-- Start --

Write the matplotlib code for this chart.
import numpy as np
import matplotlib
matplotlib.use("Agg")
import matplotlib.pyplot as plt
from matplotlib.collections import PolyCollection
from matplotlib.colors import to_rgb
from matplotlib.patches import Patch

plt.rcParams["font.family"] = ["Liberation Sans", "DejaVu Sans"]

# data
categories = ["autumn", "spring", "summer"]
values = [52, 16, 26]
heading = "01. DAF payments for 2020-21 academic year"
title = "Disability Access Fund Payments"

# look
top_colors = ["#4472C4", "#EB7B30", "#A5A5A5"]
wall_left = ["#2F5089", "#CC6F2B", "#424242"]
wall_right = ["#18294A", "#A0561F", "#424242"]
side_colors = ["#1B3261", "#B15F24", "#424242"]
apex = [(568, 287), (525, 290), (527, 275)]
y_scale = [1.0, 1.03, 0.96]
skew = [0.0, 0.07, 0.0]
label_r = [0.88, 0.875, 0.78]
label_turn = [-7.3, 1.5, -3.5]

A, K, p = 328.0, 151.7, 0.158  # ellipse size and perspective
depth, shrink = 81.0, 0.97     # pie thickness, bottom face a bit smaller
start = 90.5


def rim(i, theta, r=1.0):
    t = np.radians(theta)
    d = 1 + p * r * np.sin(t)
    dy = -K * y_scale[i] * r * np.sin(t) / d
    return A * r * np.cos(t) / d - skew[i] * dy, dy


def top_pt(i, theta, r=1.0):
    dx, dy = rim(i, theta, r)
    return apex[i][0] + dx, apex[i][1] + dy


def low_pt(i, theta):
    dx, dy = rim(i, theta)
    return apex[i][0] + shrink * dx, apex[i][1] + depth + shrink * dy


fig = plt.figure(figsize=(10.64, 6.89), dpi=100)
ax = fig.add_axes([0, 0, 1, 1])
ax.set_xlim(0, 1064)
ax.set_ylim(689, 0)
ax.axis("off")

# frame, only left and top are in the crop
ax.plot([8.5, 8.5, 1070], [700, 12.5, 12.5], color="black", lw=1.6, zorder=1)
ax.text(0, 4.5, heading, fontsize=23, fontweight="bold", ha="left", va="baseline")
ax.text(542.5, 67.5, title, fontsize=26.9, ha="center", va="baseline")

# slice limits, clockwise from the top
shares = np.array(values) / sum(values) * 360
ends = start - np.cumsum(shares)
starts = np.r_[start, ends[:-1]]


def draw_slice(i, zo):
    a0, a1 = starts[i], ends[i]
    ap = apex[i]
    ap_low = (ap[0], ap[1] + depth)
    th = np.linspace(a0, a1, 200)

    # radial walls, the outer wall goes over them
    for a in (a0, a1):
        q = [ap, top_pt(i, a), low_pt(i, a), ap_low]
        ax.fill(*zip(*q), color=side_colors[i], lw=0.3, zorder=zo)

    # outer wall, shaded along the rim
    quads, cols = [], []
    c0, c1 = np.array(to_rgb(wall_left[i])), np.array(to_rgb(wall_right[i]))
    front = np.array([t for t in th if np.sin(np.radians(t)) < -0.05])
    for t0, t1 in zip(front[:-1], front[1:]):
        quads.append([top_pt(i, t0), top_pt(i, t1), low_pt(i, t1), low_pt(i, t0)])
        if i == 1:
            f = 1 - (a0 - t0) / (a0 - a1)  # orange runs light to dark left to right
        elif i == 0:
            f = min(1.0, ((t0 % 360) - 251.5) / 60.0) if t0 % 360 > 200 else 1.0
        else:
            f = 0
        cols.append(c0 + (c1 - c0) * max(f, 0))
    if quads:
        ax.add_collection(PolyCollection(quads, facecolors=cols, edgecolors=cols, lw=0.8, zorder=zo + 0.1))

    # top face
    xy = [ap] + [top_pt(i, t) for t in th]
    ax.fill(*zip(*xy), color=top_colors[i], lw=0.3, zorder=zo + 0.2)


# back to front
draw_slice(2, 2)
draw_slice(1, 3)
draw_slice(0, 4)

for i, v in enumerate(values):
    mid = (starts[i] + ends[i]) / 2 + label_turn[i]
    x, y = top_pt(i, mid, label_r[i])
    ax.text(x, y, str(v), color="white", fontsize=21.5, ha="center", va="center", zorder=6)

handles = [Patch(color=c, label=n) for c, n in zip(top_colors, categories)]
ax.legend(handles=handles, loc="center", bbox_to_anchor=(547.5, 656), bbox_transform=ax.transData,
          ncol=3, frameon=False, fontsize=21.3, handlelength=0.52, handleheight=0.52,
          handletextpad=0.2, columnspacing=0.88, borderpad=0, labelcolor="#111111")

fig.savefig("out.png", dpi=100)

-- End --
-- Start --

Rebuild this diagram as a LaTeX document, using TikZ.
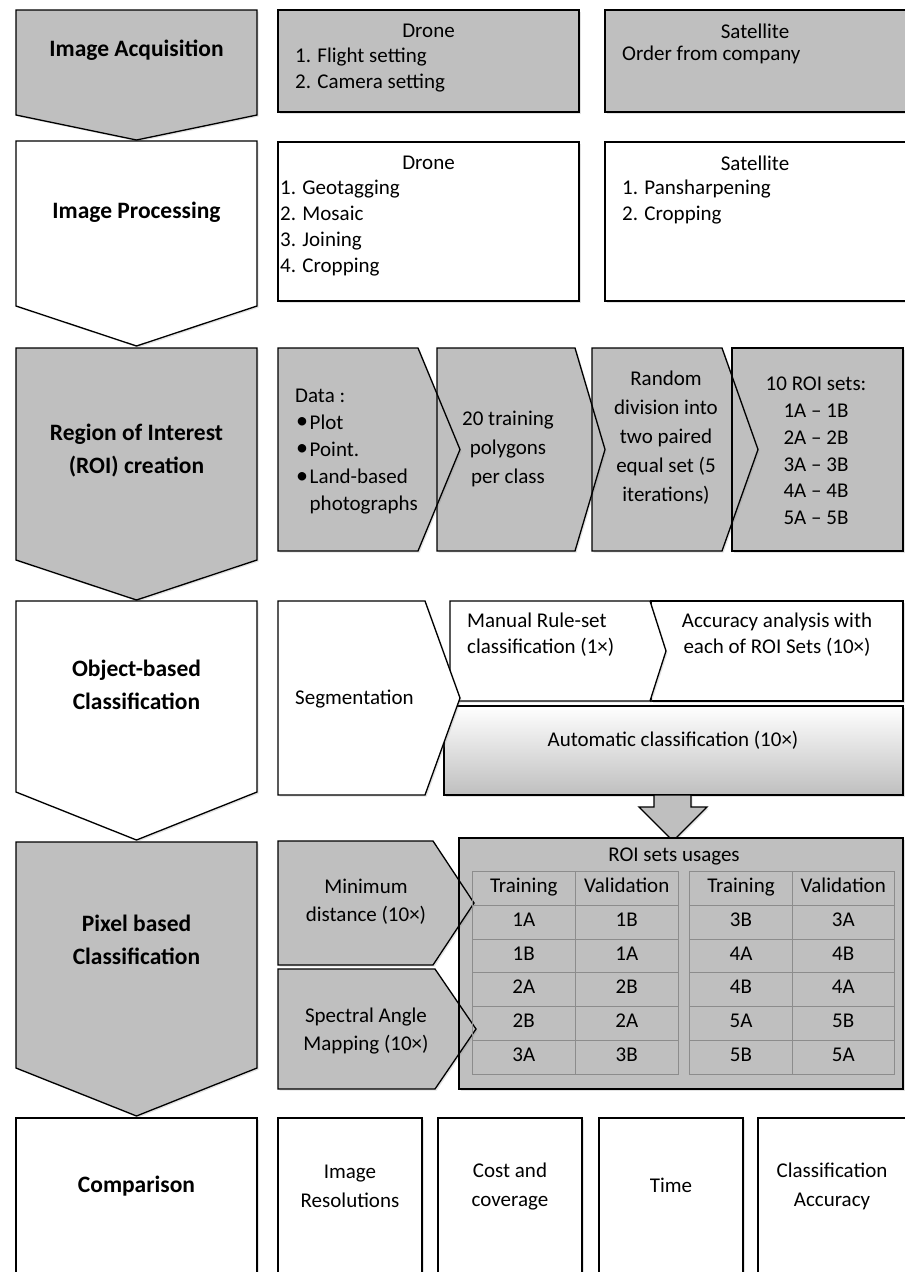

-- End --

GIVEN PROBLEM:
In the listing, find every line containing the word "this" and list it.

TASK ANSWER:
Write the matplotlib code for this chart.
Rebuild this diagram as a LaTeX document, using TikZ.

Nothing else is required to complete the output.